Interestingly though, if I start a local ray 2.4.0 instance it works:

❯ python -m test
2023-05-20 05:23:14,011 INFO worker.py:1616 -- Started a local Ray instance. View the dashboard at 127.0.0.1:8266 
2023-05-20 05:23:16,011 INFO streaming_executor.py:83 -- Executing DAG InputDataBuffer[Input] -> TaskPoolMapOperator[ReadRange] -> AllToAllOperator[Aggregate]
2023-05-20 05:23:16,012 INFO streaming_executor.py:84 -- Execution config: ExecutionOptions(resource_limits=ExecutionResources(cpu=None, gpu=None, object_store_memory=None), locality_with_output=False, preserve_order=False, actor_locality_enabled=True, verbose_progress=False)
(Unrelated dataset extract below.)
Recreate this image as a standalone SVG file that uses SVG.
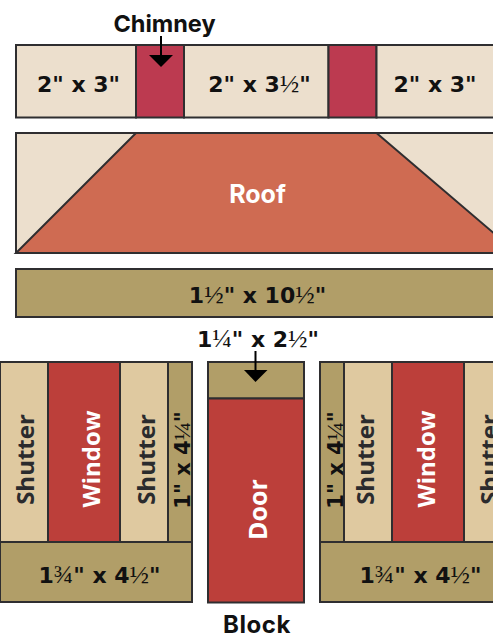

Unfortunately, these cross platform client setups are not very robust. I would use both linux for both client and the server, or just not use Ray client and instead run directly on the cluster.

I'm using both Linux for the client and server, on the same machine.

ah sorry you said in the original message that driver is on mac and worker is on linux

I use the ray client mode, the driver code ran on my mac system, the worker ran on linux system(centos 7.5).

Recently I tested it on the linux cluster, both driver and worker on linux, it has the same error message.